▶ What the task requires
Starting at the first line of the entries, extract each line up to and including the one that contains "const lossLevelTop = 404, lossLevelBottom", but leave out the pictures.

# START OF Input material

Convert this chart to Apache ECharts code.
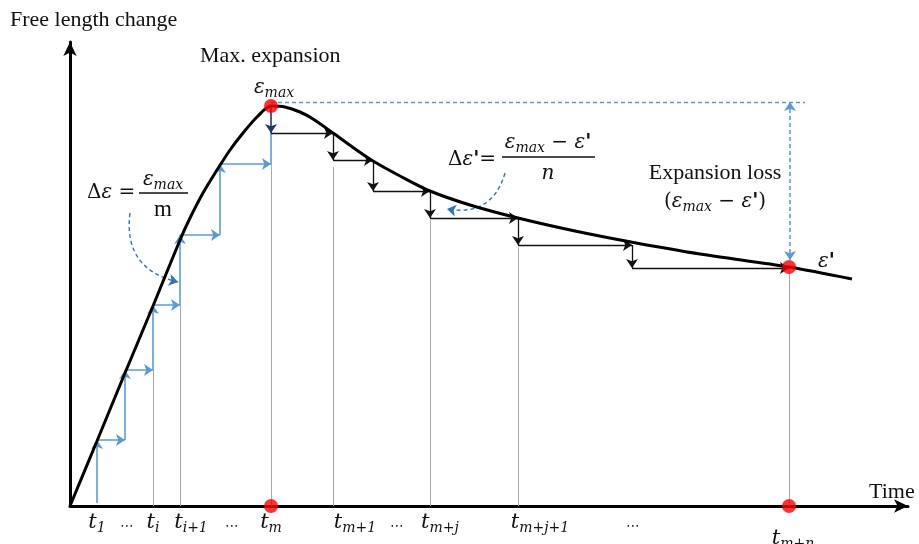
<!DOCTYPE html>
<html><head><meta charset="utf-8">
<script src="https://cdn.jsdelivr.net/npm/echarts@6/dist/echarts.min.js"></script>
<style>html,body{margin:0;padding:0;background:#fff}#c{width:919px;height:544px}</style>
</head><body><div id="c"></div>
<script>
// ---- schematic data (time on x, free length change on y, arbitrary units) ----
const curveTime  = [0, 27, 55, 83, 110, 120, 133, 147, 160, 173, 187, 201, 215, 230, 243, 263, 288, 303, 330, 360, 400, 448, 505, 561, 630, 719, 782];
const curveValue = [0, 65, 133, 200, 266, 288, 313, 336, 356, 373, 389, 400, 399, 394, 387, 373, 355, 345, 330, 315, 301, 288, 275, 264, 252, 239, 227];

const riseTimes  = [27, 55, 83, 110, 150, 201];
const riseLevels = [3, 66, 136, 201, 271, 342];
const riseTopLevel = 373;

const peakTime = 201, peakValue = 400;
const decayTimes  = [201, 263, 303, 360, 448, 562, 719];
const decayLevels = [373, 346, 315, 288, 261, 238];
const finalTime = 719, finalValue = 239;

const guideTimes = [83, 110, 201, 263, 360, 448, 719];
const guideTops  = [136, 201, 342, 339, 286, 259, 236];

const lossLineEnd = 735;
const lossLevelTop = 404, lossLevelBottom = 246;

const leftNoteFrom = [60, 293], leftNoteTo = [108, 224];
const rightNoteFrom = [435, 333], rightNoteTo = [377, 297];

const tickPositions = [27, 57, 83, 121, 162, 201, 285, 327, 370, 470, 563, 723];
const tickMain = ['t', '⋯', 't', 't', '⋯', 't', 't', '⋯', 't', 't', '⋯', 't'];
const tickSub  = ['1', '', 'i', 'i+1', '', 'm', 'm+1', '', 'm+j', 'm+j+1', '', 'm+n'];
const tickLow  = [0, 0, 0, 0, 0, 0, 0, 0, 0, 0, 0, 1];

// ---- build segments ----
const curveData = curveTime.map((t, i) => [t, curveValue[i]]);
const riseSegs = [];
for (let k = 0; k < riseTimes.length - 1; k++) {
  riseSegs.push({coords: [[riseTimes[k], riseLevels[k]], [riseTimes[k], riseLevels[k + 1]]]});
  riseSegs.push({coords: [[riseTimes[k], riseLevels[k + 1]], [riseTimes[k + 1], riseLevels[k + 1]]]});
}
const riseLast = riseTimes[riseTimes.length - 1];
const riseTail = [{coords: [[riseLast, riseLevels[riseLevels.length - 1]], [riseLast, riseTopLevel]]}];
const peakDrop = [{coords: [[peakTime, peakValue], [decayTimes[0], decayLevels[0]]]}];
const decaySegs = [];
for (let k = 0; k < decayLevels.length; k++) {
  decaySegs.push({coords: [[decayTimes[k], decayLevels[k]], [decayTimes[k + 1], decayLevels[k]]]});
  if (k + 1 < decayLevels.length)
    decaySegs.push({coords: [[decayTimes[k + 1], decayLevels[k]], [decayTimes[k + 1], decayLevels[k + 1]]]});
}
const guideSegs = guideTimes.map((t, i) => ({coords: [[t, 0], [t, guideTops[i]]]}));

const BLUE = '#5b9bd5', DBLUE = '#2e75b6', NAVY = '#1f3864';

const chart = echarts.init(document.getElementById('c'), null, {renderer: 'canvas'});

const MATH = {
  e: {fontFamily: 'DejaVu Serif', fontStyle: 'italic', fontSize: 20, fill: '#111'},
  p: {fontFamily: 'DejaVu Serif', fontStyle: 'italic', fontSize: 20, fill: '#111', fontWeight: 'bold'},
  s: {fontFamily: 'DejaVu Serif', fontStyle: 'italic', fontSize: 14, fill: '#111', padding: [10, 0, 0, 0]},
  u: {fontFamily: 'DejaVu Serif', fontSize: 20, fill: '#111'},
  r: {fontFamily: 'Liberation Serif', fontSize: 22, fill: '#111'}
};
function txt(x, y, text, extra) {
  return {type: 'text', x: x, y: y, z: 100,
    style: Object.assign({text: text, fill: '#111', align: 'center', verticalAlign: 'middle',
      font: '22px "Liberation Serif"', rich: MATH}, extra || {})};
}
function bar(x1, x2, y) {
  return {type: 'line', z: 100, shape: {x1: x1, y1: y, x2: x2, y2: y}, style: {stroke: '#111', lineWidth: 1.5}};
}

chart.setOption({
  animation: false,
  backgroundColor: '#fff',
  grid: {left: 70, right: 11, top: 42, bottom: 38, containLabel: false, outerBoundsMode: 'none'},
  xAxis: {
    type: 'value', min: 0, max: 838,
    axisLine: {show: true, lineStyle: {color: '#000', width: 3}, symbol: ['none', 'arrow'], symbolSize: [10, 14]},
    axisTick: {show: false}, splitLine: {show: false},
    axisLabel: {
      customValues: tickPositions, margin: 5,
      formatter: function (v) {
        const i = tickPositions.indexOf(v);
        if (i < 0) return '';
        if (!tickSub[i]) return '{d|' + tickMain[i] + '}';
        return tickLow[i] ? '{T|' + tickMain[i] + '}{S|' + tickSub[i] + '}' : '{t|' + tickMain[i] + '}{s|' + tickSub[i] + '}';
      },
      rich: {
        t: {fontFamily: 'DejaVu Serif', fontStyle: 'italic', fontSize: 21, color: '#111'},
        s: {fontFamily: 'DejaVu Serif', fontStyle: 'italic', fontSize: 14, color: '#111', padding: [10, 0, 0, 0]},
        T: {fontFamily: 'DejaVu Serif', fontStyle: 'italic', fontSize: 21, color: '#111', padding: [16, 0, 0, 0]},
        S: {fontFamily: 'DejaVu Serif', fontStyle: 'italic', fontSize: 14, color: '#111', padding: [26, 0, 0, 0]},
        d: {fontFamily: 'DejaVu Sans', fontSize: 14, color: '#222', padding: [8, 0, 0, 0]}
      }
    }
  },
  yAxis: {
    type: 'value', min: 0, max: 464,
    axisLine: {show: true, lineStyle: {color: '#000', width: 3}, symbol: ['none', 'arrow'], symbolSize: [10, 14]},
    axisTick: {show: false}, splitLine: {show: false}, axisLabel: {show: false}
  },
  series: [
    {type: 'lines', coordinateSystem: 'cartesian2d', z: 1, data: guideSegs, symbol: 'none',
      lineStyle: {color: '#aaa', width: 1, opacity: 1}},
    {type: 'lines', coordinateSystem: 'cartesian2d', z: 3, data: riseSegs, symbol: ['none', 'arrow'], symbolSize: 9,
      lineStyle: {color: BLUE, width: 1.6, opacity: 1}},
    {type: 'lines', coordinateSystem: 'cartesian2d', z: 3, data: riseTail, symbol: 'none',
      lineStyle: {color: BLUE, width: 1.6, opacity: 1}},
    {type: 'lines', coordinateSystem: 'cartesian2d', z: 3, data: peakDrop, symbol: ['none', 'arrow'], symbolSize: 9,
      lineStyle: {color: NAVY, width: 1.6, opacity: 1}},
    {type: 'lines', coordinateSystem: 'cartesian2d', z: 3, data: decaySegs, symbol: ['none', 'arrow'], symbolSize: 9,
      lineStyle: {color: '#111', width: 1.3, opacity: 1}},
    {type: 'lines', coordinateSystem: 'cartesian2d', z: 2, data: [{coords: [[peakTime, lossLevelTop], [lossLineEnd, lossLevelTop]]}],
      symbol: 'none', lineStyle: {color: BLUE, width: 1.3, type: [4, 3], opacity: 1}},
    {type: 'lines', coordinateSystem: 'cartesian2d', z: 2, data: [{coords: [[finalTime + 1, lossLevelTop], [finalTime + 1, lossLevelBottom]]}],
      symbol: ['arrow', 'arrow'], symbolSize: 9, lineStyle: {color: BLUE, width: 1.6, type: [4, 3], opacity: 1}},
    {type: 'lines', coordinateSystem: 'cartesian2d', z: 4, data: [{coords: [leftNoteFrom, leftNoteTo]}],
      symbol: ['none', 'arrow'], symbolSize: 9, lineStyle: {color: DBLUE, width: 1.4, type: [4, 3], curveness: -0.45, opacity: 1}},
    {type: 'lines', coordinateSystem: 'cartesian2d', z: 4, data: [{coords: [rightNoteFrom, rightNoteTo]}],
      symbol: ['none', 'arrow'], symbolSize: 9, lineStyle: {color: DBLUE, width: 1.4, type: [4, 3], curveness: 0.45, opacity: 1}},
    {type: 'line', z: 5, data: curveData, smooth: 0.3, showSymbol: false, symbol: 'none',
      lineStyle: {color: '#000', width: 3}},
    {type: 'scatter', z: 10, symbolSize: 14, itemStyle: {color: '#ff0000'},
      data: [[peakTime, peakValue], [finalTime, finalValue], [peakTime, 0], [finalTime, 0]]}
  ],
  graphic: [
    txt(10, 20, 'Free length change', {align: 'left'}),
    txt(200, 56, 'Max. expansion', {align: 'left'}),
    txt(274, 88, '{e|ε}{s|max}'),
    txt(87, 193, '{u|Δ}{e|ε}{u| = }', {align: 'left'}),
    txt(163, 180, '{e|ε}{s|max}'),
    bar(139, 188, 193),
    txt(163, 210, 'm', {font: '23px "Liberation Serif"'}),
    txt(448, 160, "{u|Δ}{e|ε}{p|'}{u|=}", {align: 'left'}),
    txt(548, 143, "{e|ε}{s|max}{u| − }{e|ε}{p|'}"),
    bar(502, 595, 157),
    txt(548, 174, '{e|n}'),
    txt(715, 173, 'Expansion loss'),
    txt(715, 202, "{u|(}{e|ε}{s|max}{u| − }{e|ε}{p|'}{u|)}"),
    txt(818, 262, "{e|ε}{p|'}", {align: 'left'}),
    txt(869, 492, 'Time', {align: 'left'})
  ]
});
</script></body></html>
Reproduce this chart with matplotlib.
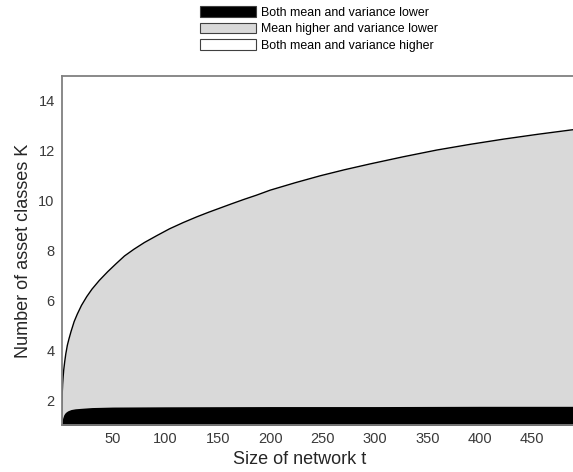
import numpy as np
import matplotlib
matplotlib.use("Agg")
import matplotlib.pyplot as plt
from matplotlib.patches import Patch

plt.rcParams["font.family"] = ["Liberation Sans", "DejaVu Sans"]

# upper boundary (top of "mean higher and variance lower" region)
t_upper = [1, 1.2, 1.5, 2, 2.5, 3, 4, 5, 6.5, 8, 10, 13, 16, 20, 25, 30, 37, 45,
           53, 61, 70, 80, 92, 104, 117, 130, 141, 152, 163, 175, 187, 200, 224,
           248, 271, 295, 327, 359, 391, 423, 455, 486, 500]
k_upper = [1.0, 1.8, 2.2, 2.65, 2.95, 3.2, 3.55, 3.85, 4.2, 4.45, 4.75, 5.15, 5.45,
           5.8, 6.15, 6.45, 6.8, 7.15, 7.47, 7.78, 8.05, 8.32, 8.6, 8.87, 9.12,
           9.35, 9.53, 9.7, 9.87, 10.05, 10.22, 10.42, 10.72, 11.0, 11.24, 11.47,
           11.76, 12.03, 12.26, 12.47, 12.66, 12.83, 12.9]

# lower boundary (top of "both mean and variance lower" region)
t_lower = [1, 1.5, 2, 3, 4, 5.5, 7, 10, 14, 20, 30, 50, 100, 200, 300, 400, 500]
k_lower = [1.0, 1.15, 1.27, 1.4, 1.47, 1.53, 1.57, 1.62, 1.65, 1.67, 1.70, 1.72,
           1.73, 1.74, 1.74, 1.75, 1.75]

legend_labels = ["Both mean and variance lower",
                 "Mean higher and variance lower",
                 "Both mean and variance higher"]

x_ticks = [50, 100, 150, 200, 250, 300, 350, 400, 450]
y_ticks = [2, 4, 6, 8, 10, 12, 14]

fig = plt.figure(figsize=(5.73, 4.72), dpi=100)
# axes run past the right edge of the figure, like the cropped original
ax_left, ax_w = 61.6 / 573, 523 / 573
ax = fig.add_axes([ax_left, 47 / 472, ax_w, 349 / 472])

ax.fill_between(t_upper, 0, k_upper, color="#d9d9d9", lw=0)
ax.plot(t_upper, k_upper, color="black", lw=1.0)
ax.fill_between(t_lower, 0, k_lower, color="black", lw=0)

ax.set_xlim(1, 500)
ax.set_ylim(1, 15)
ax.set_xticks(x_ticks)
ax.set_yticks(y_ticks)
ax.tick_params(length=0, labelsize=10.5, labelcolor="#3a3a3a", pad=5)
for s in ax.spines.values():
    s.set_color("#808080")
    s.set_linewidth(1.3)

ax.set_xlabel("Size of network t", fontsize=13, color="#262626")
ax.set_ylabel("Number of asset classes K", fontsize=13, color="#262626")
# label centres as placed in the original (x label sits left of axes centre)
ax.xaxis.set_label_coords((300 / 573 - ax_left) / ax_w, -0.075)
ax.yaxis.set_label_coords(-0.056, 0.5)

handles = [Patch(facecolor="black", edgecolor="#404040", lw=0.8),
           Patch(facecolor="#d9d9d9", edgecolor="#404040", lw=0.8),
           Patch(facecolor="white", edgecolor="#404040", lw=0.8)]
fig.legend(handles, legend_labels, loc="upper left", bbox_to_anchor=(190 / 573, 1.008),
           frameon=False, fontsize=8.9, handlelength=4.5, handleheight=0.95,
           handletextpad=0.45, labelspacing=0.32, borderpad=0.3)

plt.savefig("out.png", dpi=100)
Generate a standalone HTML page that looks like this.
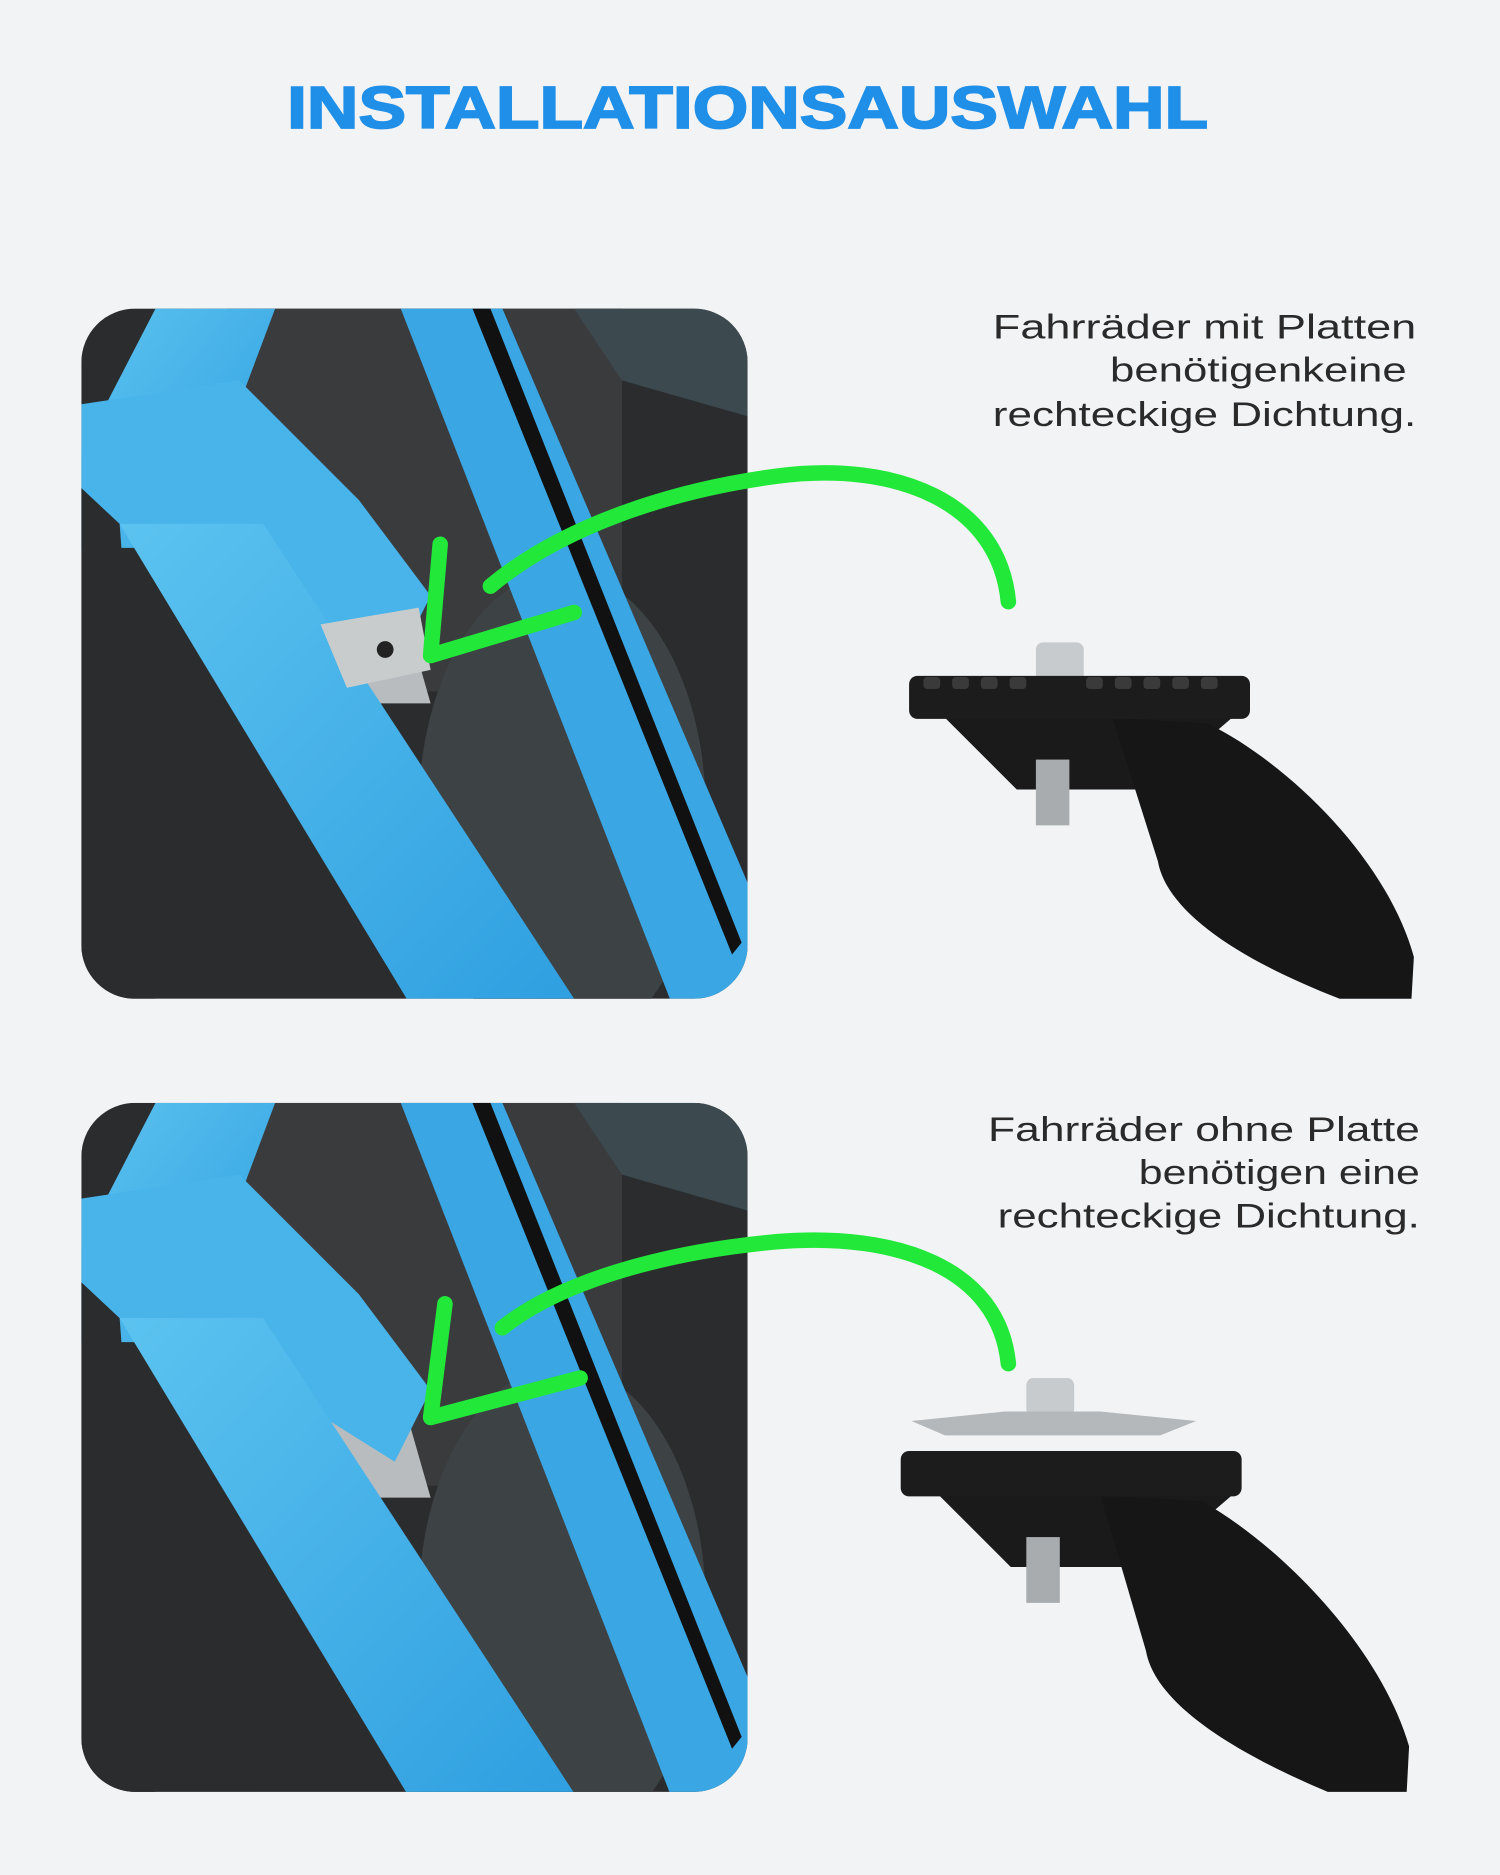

# END OF Input material

▶ Answer to the problem
Convert this chart to Apache ECharts code.
<!DOCTYPE html>
<html><head><meta charset="utf-8">
<script src="https://cdn.jsdelivr.net/npm/echarts@6/dist/echarts.min.js"></script>
<style>html,body{margin:0;padding:0;background:#fff}#c{width:919px;height:544px}</style>
</head><body><div id="c"></div>
<script>
// ---- schematic data (time on x, free length change on y, arbitrary units) ----
const curveTime  = [0, 27, 55, 83, 110, 120, 133, 147, 160, 173, 187, 201, 215, 230, 243, 263, 288, 303, 330, 360, 400, 448, 505, 561, 630, 719, 782];
const curveValue = [0, 65, 133, 200, 266, 288, 313, 336, 356, 373, 389, 400, 399, 394, 387, 373, 355, 345, 330, 315, 301, 288, 275, 264, 252, 239, 227];

const riseTimes  = [27, 55, 83, 110, 150, 201];
const riseLevels = [3, 66, 136, 201, 271, 342];
const riseTopLevel = 373;

const peakTime = 201, peakValue = 400;
const decayTimes  = [201, 263, 303, 360, 448, 562, 719];
const decayLevels = [373, 346, 315, 288, 261, 238];
const finalTime = 719, finalValue = 239;

const guideTimes = [83, 110, 201, 263, 360, 448, 719];
const guideTops  = [136, 201, 342, 339, 286, 259, 236];

const lossLineEnd = 735;
const lossLevelTop = 404, lossLevelBottom = 246;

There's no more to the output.